>> begin Data shown

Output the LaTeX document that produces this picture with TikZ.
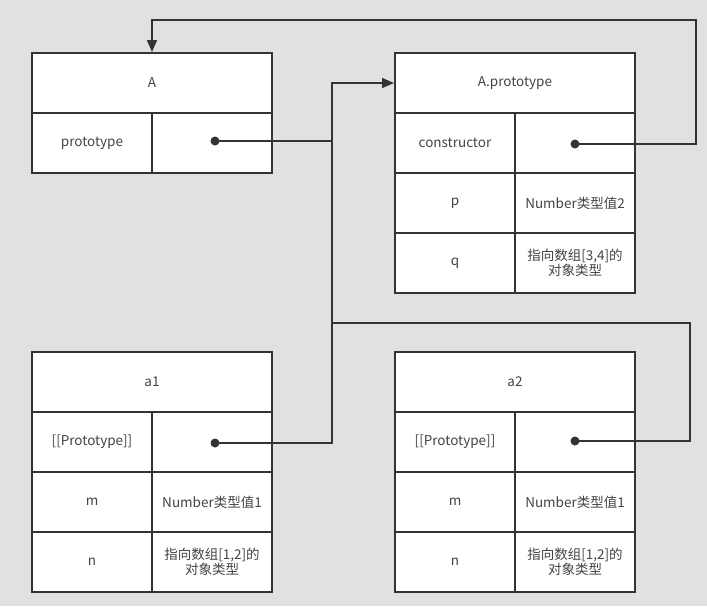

>> end Data shown
>> begin Data shown

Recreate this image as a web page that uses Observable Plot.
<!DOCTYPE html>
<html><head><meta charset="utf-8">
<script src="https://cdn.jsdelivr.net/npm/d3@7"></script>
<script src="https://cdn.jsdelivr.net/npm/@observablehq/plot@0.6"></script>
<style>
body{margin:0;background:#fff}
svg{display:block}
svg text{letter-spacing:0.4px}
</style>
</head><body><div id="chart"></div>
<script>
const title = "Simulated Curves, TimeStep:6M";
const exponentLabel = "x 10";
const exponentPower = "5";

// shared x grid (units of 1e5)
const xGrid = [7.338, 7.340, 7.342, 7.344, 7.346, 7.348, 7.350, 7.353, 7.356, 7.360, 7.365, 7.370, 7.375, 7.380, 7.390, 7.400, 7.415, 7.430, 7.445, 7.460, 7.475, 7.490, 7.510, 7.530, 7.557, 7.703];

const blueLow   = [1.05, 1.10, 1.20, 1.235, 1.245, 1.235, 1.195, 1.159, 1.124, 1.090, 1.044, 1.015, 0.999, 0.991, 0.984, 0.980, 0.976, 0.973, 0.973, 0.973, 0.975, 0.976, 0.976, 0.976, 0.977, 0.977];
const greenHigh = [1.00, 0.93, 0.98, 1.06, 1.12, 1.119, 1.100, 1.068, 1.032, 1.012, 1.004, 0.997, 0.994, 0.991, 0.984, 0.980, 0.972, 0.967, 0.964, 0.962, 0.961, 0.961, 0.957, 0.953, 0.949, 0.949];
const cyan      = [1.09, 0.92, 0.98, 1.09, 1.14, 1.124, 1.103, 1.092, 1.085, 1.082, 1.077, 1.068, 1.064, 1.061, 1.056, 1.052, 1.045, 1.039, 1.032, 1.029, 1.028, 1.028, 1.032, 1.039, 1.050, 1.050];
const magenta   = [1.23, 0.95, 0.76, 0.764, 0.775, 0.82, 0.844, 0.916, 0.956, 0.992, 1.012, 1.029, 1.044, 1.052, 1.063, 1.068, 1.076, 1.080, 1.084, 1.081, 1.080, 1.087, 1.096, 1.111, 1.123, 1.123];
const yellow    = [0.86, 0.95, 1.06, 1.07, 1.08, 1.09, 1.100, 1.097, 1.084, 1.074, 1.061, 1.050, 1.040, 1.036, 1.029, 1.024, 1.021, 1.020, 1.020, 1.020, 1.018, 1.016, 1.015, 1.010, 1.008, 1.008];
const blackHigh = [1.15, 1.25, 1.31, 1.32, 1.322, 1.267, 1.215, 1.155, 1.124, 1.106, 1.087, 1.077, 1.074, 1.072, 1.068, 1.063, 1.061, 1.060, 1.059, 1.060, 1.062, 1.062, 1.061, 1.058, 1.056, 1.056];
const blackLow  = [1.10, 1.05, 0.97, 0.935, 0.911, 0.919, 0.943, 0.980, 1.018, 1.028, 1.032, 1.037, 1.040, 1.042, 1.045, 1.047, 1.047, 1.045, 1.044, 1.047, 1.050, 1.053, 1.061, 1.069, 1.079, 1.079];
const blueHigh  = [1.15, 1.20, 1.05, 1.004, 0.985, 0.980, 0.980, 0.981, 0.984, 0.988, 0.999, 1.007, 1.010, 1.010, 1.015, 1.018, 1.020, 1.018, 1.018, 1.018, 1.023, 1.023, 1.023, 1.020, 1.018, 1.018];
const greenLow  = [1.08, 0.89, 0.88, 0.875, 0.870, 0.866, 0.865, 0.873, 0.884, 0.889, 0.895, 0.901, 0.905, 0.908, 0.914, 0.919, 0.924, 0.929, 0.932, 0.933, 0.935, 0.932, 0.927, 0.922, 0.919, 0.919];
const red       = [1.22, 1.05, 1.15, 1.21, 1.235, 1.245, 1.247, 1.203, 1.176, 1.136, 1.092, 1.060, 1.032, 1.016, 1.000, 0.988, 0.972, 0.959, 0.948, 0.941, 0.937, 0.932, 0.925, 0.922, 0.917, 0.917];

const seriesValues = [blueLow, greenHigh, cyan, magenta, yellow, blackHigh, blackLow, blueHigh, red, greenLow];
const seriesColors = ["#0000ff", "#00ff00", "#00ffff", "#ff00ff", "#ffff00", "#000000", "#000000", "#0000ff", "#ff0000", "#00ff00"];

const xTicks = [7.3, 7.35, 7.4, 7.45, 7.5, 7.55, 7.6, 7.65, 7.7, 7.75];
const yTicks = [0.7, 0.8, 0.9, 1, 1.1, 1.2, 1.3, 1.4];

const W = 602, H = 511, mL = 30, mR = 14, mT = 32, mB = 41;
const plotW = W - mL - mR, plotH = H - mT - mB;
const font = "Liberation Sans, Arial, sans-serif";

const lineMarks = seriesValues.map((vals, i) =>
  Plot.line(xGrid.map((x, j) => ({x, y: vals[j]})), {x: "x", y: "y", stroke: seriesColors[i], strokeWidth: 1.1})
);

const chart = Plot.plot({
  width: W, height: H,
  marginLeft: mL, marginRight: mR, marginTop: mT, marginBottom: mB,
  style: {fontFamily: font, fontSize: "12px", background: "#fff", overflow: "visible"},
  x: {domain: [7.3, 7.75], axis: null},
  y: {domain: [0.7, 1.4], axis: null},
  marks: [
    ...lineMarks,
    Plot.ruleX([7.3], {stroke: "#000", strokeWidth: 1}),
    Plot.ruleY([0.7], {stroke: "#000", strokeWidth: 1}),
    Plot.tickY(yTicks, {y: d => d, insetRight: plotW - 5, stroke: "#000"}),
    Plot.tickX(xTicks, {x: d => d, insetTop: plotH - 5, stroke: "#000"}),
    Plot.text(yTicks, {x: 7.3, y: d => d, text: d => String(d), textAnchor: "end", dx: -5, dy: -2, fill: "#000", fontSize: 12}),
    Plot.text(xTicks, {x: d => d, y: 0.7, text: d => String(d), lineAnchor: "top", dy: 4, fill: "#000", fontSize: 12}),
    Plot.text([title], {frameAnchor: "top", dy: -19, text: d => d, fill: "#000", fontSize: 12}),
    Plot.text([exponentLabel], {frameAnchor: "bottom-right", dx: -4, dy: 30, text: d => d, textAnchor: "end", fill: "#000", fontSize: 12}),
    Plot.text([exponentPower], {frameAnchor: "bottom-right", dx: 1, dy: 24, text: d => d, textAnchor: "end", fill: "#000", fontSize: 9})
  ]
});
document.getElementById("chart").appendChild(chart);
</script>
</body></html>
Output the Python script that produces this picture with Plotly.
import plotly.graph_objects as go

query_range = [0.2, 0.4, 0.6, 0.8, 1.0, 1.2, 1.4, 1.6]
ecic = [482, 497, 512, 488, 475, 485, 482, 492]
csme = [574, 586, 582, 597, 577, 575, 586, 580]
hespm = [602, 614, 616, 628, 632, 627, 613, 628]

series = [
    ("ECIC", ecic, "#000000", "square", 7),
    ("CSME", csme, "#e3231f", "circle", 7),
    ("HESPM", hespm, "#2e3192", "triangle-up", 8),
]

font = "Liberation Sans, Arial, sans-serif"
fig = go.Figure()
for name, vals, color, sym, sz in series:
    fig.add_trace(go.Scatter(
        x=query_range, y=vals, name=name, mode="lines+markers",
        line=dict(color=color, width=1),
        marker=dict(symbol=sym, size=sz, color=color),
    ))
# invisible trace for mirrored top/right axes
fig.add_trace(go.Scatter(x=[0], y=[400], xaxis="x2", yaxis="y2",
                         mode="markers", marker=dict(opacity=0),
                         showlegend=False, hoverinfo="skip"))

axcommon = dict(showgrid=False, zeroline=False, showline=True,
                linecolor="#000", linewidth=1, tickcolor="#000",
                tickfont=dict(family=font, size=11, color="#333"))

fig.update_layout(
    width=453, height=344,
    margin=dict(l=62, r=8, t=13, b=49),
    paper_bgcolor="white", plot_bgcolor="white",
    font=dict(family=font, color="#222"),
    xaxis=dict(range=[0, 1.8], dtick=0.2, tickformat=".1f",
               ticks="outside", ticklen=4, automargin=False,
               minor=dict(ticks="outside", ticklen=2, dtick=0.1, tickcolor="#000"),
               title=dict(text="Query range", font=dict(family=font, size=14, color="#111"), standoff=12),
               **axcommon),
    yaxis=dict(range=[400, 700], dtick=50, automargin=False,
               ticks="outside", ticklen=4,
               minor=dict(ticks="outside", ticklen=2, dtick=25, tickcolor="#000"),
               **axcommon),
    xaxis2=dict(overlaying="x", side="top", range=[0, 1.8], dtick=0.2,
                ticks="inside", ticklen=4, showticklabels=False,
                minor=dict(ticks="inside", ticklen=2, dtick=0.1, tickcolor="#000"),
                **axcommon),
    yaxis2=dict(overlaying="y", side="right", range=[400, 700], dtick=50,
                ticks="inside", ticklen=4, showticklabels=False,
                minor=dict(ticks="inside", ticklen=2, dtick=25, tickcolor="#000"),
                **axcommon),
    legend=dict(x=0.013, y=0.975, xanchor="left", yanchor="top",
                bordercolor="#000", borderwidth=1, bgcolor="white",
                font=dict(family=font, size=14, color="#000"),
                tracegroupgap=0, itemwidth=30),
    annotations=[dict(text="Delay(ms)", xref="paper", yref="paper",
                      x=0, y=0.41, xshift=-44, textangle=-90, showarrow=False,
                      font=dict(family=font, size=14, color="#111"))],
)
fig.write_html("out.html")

>> end Data shown
>> begin Data shown

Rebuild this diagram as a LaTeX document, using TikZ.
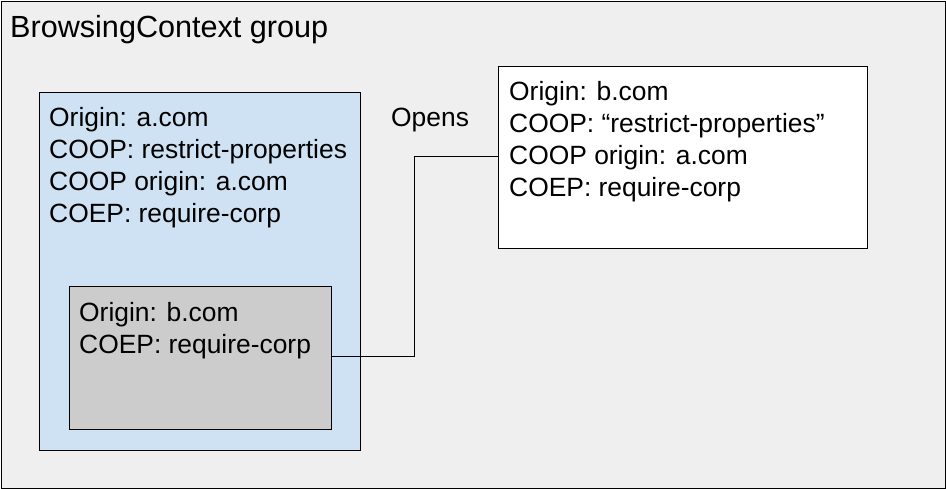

>> end Data shown

◆ **Exercise description**: Your task is to quote exactly the lines beginning with the one that contains "Recreate this image" and ending with the one that contains "7.530, 7.557, 7.703];", with nothing left out or added.

◆ **Result of this exercise**:
Recreate this image as a web page that uses Observable Plot.
<!DOCTYPE html>
<html><head><meta charset="utf-8">
<script src="https://cdn.jsdelivr.net/npm/d3@7"></script>
<script src="https://cdn.jsdelivr.net/npm/@observablehq/plot@0.6"></script>
<style>
body{margin:0;background:#fff}
svg{display:block}
svg text{letter-spacing:0.4px}
</style>
</head><body><div id="chart"></div>
<script>
const title = "Simulated Curves, TimeStep:6M";
const exponentLabel = "x 10";
const exponentPower = "5";

// shared x grid (units of 1e5)
const xGrid = [7.338, 7.340, 7.342, 7.344, 7.346, 7.348, 7.350, 7.353, 7.356, 7.360, 7.365, 7.370, 7.375, 7.380, 7.390, 7.400, 7.415, 7.430, 7.445, 7.460, 7.475, 7.490, 7.510, 7.530, 7.557, 7.703];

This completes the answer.